• _WHAT IS BEING ASKED_
Beginning with the line that contains "Output the Python" and ending with the line that contains "import plotly.graph_objects as go", reproduce each line exactly; include both and add nothing.

• _RECORDS FOR THIS EXERCISE_
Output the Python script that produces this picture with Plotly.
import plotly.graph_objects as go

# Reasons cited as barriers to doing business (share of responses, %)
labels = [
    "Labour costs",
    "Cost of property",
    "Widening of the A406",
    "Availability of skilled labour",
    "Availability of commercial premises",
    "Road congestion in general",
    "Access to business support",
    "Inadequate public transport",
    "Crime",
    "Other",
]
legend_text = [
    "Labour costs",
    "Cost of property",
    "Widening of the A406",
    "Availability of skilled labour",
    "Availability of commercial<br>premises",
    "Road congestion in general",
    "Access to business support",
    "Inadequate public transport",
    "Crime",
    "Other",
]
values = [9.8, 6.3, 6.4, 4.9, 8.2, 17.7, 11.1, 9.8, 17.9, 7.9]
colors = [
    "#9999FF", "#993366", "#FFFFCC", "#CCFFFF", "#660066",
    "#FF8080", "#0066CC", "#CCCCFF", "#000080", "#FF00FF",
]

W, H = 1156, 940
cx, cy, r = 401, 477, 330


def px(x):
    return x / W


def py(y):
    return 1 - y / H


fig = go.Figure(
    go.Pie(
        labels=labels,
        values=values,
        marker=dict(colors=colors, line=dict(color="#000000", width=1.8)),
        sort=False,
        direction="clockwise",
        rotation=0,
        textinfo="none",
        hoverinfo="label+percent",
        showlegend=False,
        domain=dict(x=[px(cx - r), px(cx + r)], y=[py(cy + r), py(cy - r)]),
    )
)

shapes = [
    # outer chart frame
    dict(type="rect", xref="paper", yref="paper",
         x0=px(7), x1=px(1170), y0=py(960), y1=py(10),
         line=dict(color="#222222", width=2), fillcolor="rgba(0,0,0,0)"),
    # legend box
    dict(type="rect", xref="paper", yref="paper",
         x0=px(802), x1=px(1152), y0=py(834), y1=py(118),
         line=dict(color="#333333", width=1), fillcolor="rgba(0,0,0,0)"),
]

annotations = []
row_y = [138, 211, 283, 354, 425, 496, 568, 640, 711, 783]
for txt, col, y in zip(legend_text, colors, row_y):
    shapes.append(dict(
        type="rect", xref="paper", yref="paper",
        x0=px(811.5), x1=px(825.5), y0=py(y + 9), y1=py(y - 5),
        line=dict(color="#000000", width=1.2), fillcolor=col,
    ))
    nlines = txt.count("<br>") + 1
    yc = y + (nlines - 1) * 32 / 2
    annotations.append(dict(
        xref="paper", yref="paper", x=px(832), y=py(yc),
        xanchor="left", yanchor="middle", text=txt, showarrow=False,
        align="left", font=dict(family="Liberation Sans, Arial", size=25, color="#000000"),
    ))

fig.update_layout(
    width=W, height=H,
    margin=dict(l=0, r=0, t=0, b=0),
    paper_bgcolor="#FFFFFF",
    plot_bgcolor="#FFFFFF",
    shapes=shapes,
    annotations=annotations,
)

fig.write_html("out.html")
--
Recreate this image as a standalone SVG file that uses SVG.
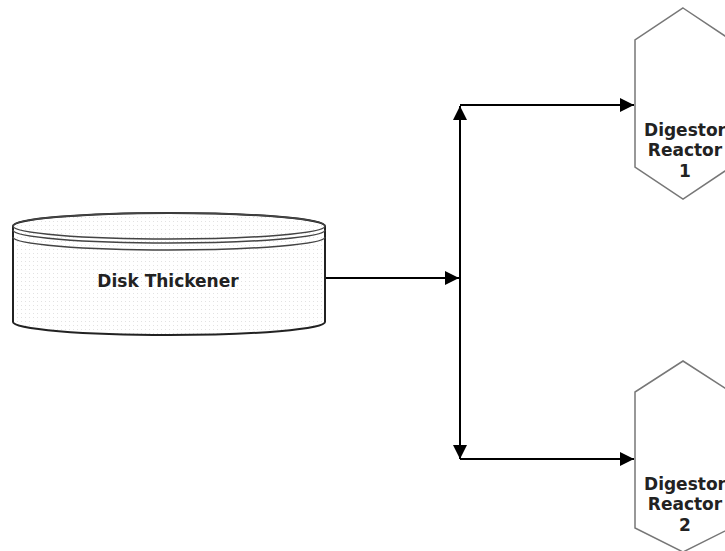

• _SOLVED EXERCISE_
Output the Python script that produces this picture with Plotly.
import plotly.graph_objects as go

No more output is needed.